I am doing this as service, not for myself.

Over at The Daily Grind (h/t to Dana Huff at huffenglish... and how I didn't catch it myself as I have The Daily Grind on my reader), Mr. McNamar proposes the Seven Habits of Highly Effective Teachers, with apologies to Dr. Steven Covey.
  1. Desire

  2. Be Yourself

  3. Prepare

  4. Don't Move on until the Concept is Understood

  5. It's about the students

  6. Go with what works

  7. Don't Give Up
These speak to me; they speak to me louder than most of what I have read the last several weeks.

Okay, that's not saying much, perhaps, but they have spoken to me. Habits 1, 2, 5, and 7 resonate with me in my current situation.

My call is sure. My skills are honed. My passion is aflame.

I am ready to serve.

Saturday, July 07, 2007

Online Poll here at "A School to Call Home"

survey 1
Originally uploaded by Dasha_K
I'm using Blogger's new draft interface, and there's a cool polling tool. I've placed a poll in the sidebar; please respond. If you read A School to Call Home in an RSS reader, please swing on by to answer the poll.


And if you want to leave a comment, please do so on this post.

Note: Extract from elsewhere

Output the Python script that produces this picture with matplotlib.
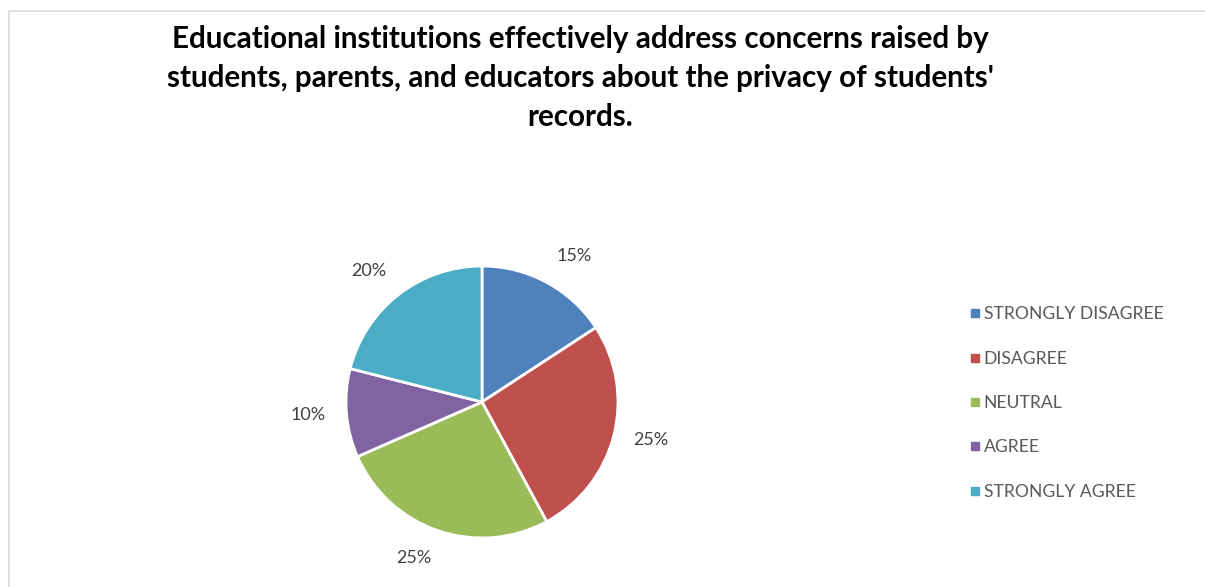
import numpy as np
import matplotlib.pyplot as plt
from matplotlib.lines import Line2D
from matplotlib.patches import Rectangle

categories = ['STRONGLY DISAGREE', 'DISAGREE', 'NEUTRAL', 'AGREE', 'STRONGLY AGREE']
values = [15, 25, 25, 10, 20]
colors = ['#4F81BD', '#C0504D', '#9BBB59', '#8064A2', '#4BACC6']
title = ("Educational institutions effectively address concerns raised by\n"
         "students, parents, and educators about the privacy of students'\n"
         "records.")

plt.rcParams['font.family'] = ['Lato', 'DejaVu Sans']

W, H = 1205, 587
fig = plt.figure(figsize=(W / 100, H / 100), dpi=100)

# thin chart-area border
fig.add_artist(Rectangle((9 / W, -0.1), 1.1, 1 - 11 / H + 0.1, transform=fig.transFigure,
                         fill=False, edgecolor='#D9D9D9', linewidth=1.2))

fig.text(580 / W, 1 - 78 / H, title, ha='center', va='center', fontsize=21.3,
         fontweight='bold', color='black', linespacing=1.48)

cx, cy, r = 482, 402, 136
ax = fig.add_axes([(cx - r) / W, (H - cy - r) / H, 2 * r / W, 2 * r / H])
wedges, texts = ax.pie(values, colors=colors, startangle=90, counterclock=False,
                       labels=[f'{v}%' for v in values], labeldistance=1.15,
                       wedgeprops=dict(edgecolor='white', linewidth=2))
# push each label outward so its box sits just off the rim
for w, t in zip(wedges, texts):
    mid = np.deg2rad((w.theta1 + w.theta2) / 2)
    s = np.sin(mid)
    t.set_va('center' if abs(s) < 0.3 else ('bottom' if s > 0 else 'top'))
    t.set_fontsize(13)
    t.set_color('#404040')
ax.set_xlim(-1, 1)
ax.set_ylim(-1, 1)
ax.set_aspect('equal')

handles = [Line2D([], [], marker='s', linestyle='none', markersize=6,
                  markerfacecolor=c, markeredgecolor=c) for c in colors]
fig.legend(handles, categories, loc='center left', bbox_to_anchor=(961 / W, 1 - 403 / H),
           frameon=False, fontsize=12.6, labelcolor='#595959', handlelength=0.6,
           handletextpad=0.2, labelspacing=1.62, borderpad=0)

fig.savefig('out.png', dpi=100)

Still circling; still holding

Schools Out For Summer
Originally uploaded by arodphoto
I've decided to stop holding my breath.

Scott Elliott notes, "a few years ago, we were worrying about an impending teacher shortage here. Now with the economy in the dumps, districts are cutting teachers left and right."

While he's referring to public school districts, I'm not sure the independent school teacher market is any better.

Nothing. Nada. No joy.

The academic dean who visited last week never got in touch with me; I can only assume no interview is likely. The admissions dean out west looking for an associate dean has not responded to two, short, carefully-crafted emails expressing interest (these followed kind words by the head of school).

Perhaps this isn't going to be my year to end up back at a small boarding school. At least I still have a job.

A quiz for you... History teachers might find this of interest

Over at my Tidewater Musings, I've posted a speech with a challenge: Identify the speaker. Give it whirl and see how you do.

Friday, July 06, 2007

I've been Simpsonized

I'm not sure whether to be happy or sad at this gift from my wife...

Tuesday, July 03, 2007

CMC, are you there?

Mentee & Mentor
Originally uploaded by Tidewater Muse
A note to CMC, who posted a comment below... If you're out there, could you get in touch with me? I didn't see an email addy, and I'd like to pick your brain. Thanks.

Where we stand

Originally uploaded by gravity0069
Holding. One. Two. Three.

Here we are, the day before the July 4th holiday. I'm in the office, still employed as a performance consultant, still called to a small boarding school, and still waiting.

I was gladdened to see that one of my recent visitors to my blog is from a school which is looking for an English teacher. The academic dean told me that he'd be narrowing the field this week to create a short-list for interviewing. While I haven't heard if I've made the cut, I'm pretty sure he visited yesterday.

And that is good news. Why? Well, frankly, there's been a dearth of school leaders from small boarding schools who are conducting active faculty searches actually stopping by A School to Call Home. And this lack of visits sort'a puts the question of anonymity vs. transparency fairly moot. If nobody visits, it really doesn't matter if the blog is open and transparent.

So, I sign off today, the day before this mid-week holiday, hopeful that by Thursday I'll get a call to come up for an interview.

In the mean time, perhaps I’ll take the boys to the beach tomorrow.

I wish you all a relaxing holiday tomorrow, and a chance to enjoy the freedoms and liberties so hard fought by Americans throughout the years.